The Supreme Court recently decided(1) on whether an ambiguous arbitration clause was enforceable.
The court ruled that since the clause referred the dispute to a non-existent Danish arbitration association, the clause did not have the necessary clarity to be enforced. Thus, the court set aside the arbitration clause, declared itself competent and then decided on the merits of the case according to Danish law.
Since being issued, the judgment has been criticised by Danish legal professionals, who have stated that the decision is inconsistent with international case law. Furthermore, a Danish professor(2) has indicated that the restrictive interpretation laid down by the Supreme Court will have negative consequences for Denmark as an arbitration forum in the future.

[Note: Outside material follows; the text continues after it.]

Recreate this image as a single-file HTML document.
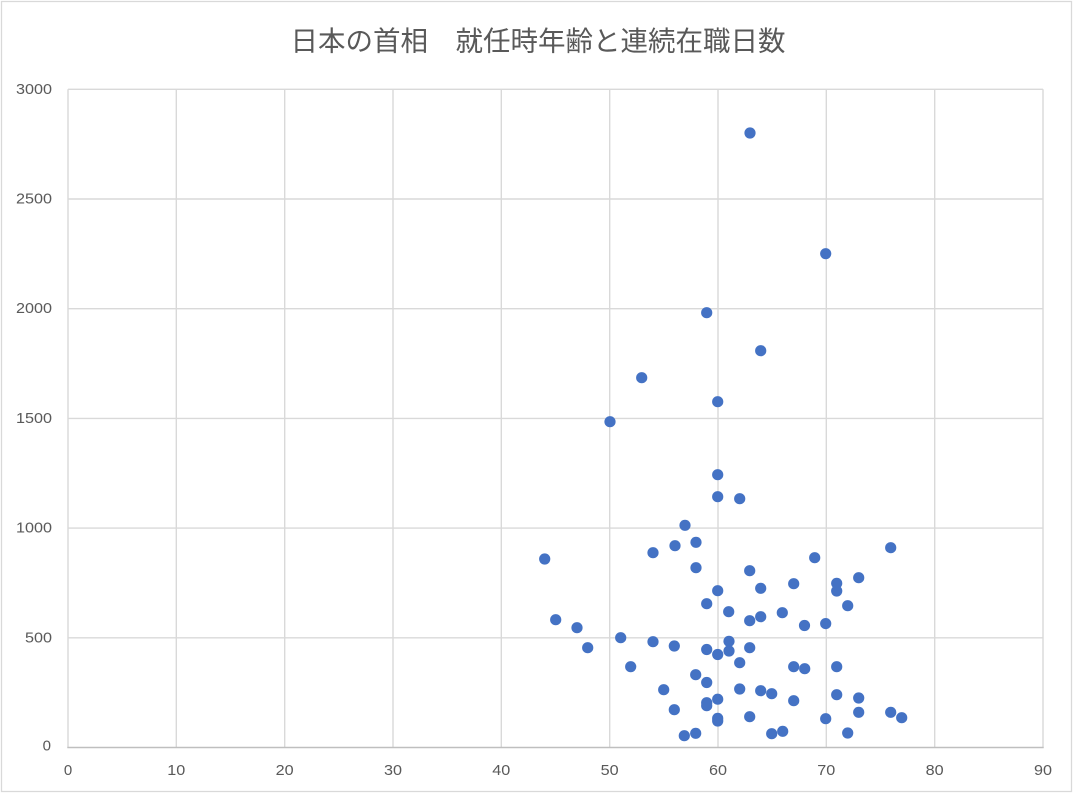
<!DOCTYPE html>
<html>
<head>
<meta charset="utf-8">
<style>
  html, body { margin:0; padding:0; background:#ffffff; }
  body { width:1074px; height:794px; overflow:hidden; }
  svg { display:block; }
  .tick { font-family:"Liberation Sans", "Noto Sans CJK JP", sans-serif; font-size:15px; fill:#595959; }
  .title { font-family:"Liberation Sans", "Noto Sans CJK JP", sans-serif; font-size:27.5px; fill:#595959; }
</style>
</head>
<body>
<svg width="1074" height="794" viewBox="0 0 1074 794" xmlns="http://www.w3.org/2000/svg">
  <rect x="0" y="0" width="1074" height="794" fill="#ffffff"/>
  <rect x="1.5" y="1.5" width="1070" height="790" fill="none" stroke="#d9d9d9" stroke-width="1.3"/>
  <text class="title" x="538" y="41" text-anchor="middle" dominant-baseline="central">日本の首相　就任時年齢と連続在職日数</text>
  <g stroke="#d9d9d9" stroke-width="1.4" fill="none">
    <line x1="68" y1="89.3" x2="1043" y2="89.3"/>
    <line x1="68" y1="199" x2="1043" y2="199"/>
    <line x1="68" y1="308.7" x2="1043" y2="308.7"/>
    <line x1="68" y1="418.4" x2="1043" y2="418.4"/>
    <line x1="68" y1="528.1" x2="1043" y2="528.1"/>
    <line x1="68" y1="637.8" x2="1043" y2="637.8"/>
    <line x1="68" y1="89.3" x2="68" y2="747.5"/>
    <line x1="176.3" y1="89.3" x2="176.3" y2="747.5"/>
    <line x1="284.7" y1="89.3" x2="284.7" y2="747.5"/>
    <line x1="393" y1="89.3" x2="393" y2="747.5"/>
    <line x1="501.3" y1="89.3" x2="501.3" y2="747.5"/>
    <line x1="609.7" y1="89.3" x2="609.7" y2="747.5"/>
    <line x1="718" y1="89.3" x2="718" y2="747.5"/>
    <line x1="826.3" y1="89.3" x2="826.3" y2="747.5"/>
    <line x1="934.7" y1="89.3" x2="934.7" y2="747.5"/>
    <line x1="1043" y1="89.3" x2="1043" y2="747.5"/>
  </g>
  <line x1="67.3" y1="747.5" x2="1043.7" y2="747.5" stroke="#bfbfbf" stroke-width="1.5"/>
  <g class="tick" text-anchor="end" dominant-baseline="central">
    <text x="52" y="89.3" textLength="36" lengthAdjust="spacingAndGlyphs">3000</text>
    <text x="52" y="199" textLength="36" lengthAdjust="spacingAndGlyphs">2500</text>
    <text x="52" y="308.7" textLength="36" lengthAdjust="spacingAndGlyphs">2000</text>
    <text x="52" y="418.4" textLength="36" lengthAdjust="spacingAndGlyphs">1500</text>
    <text x="52" y="528.1" textLength="36" lengthAdjust="spacingAndGlyphs">1000</text>
    <text x="52" y="637.8" textLength="27" lengthAdjust="spacingAndGlyphs">500</text>
    <text x="51" y="746">0</text>
  </g>
  <g class="tick" text-anchor="middle" dominant-baseline="central">
    <text x="68" y="770.5">0</text>
    <text x="176.3" y="770.5" textLength="18" lengthAdjust="spacingAndGlyphs">10</text>
    <text x="284.7" y="770.5" textLength="18" lengthAdjust="spacingAndGlyphs">20</text>
    <text x="393" y="770.5" textLength="18" lengthAdjust="spacingAndGlyphs">30</text>
    <text x="501.3" y="770.5" textLength="18" lengthAdjust="spacingAndGlyphs">40</text>
    <text x="609.7" y="770.5" textLength="18" lengthAdjust="spacingAndGlyphs">50</text>
    <text x="718" y="770.5" textLength="18" lengthAdjust="spacingAndGlyphs">60</text>
    <text x="826.3" y="770.5" textLength="18" lengthAdjust="spacingAndGlyphs">70</text>
    <text x="934.7" y="770.5" textLength="18" lengthAdjust="spacingAndGlyphs">80</text>
    <text x="1043" y="770.5" textLength="18" lengthAdjust="spacingAndGlyphs">90</text>
  </g>
  <g fill="#4472c4">
    <circle cx="544.7" cy="559" r="5.6"/>
    <circle cx="555.7" cy="619.7" r="5.6"/>
    <circle cx="577" cy="627.7" r="5.6"/>
    <circle cx="587.7" cy="647.7" r="5.6"/>
    <circle cx="610" cy="421.7" r="5.6"/>
    <circle cx="620.7" cy="637.7" r="5.6"/>
    <circle cx="630.7" cy="666.7" r="5.6"/>
    <circle cx="641.7" cy="377.7" r="5.6"/>
    <circle cx="653" cy="552.7" r="5.6"/>
    <circle cx="653" cy="641.7" r="5.6"/>
    <circle cx="663.7" cy="689.7" r="5.6"/>
    <circle cx="675" cy="545.7" r="5.6"/>
    <circle cx="674.3" cy="646" r="5.6"/>
    <circle cx="674.3" cy="709.7" r="5.6"/>
    <circle cx="685" cy="525.3" r="5.6"/>
    <circle cx="684.3" cy="735.7" r="5.6"/>
    <circle cx="696" cy="542.3" r="5.6"/>
    <circle cx="696" cy="567.7" r="5.6"/>
    <circle cx="695.7" cy="674.7" r="5.6"/>
    <circle cx="695.7" cy="733.3" r="5.6"/>
    <circle cx="706.7" cy="312.7" r="5.6"/>
    <circle cx="706.7" cy="603.7" r="5.6"/>
    <circle cx="706.7" cy="649.5" r="5.6"/>
    <circle cx="706.7" cy="682.5" r="5.6"/>
    <circle cx="706.7" cy="702.7" r="5.6"/>
    <circle cx="706.7" cy="705.7" r="5.6"/>
    <circle cx="717.7" cy="401.7" r="5.6"/>
    <circle cx="717.7" cy="474.7" r="5.6"/>
    <circle cx="717.7" cy="496.7" r="5.6"/>
    <circle cx="717.7" cy="590.7" r="5.6"/>
    <circle cx="717.7" cy="654.5" r="5.6"/>
    <circle cx="717.7" cy="699.2" r="5.6"/>
    <circle cx="717.7" cy="718.3" r="5.6"/>
    <circle cx="717.7" cy="721" r="5.6"/>
    <circle cx="728.7" cy="611.7" r="5.6"/>
    <circle cx="729" cy="641.3" r="5.6"/>
    <circle cx="729" cy="651" r="5.6"/>
    <circle cx="739.7" cy="498.7" r="5.6"/>
    <circle cx="739.7" cy="662.7" r="5.6"/>
    <circle cx="739.7" cy="689" r="5.6"/>
    <circle cx="750" cy="133" r="5.6"/>
    <circle cx="749.7" cy="570.7" r="5.6"/>
    <circle cx="749.7" cy="620.7" r="5.6"/>
    <circle cx="749.7" cy="647.7" r="5.6"/>
    <circle cx="749.7" cy="716.7" r="5.6"/>
    <circle cx="760.7" cy="350.7" r="5.6"/>
    <circle cx="760.7" cy="588.3" r="5.6"/>
    <circle cx="760.7" cy="616.7" r="5.6"/>
    <circle cx="760.7" cy="690.7" r="5.6"/>
    <circle cx="771.7" cy="693.7" r="5.6"/>
    <circle cx="771.7" cy="733.7" r="5.6"/>
    <circle cx="782.3" cy="612.7" r="5.6"/>
    <circle cx="782.7" cy="731.3" r="5.6"/>
    <circle cx="793.7" cy="583.7" r="5.6"/>
    <circle cx="793.7" cy="666.7" r="5.6"/>
    <circle cx="793.7" cy="700.7" r="5.6"/>
    <circle cx="804.5" cy="625.5" r="5.6"/>
    <circle cx="804.7" cy="668.7" r="5.6"/>
    <circle cx="814.7" cy="557.7" r="5.6"/>
    <circle cx="825.7" cy="253.7" r="5.6"/>
    <circle cx="825.7" cy="623.6" r="5.6"/>
    <circle cx="825.7" cy="718.7" r="5.6"/>
    <circle cx="836.7" cy="583.3" r="5.6"/>
    <circle cx="836.7" cy="591" r="5.6"/>
    <circle cx="836.7" cy="666.7" r="5.6"/>
    <circle cx="836.7" cy="694.7" r="5.6"/>
    <circle cx="847.7" cy="605.7" r="5.6"/>
    <circle cx="847.7" cy="733" r="5.6"/>
    <circle cx="858.7" cy="577.7" r="5.6"/>
    <circle cx="858.7" cy="698" r="5.6"/>
    <circle cx="858.7" cy="712.3" r="5.6"/>
    <circle cx="890.7" cy="547.7" r="5.6"/>
    <circle cx="890.7" cy="712.3" r="5.6"/>
    <circle cx="901.7" cy="717.7" r="5.6"/>
  </g>
</svg>
</body>
</html>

A Danish shipping company, C, and an Icelandic company, D, entered into an agency agreement, in which it was stated that:
“This Agency Agreement is governed by Danish law and any claim or dispute arising hereunder or in connection herewith shall be determined by arbitration in Copenhagen in accordance with the terms of the Copenhagen Maritime Arbitrators’ Association in force and effect at the time of the arbitration.”
In 2010 C brought a case against D before the Copenhagen Maritime and Commercial Court, claiming payment of commission in a notice period, according to the agency agreement. The parties agreed that the ‘Copenhagen Maritime Arbitrator’s Association’ did not exist. D requested a dismissal of the action, submitting that the parties had agreed on settlement by arbitration in the contract.
The Supreme Court concluded that the arbitration clause should be set aside, and consequently, that the case was not to be dismissed. The court repeated the grounds given by the Copenhagen Maritime and Commercial Court – namely, that the court could not imply the necessary terms into the contract. Therefore, and since the arbitration clause did not have the necessary clarity, the court held that the arbitration clause was not enforceable.
The Supreme Court found the Danish courts (including the Supreme Court itself) competent to decide on all merits of the case. Ultimately, the Icelandic company ended up paying damages and costs to the Danish company.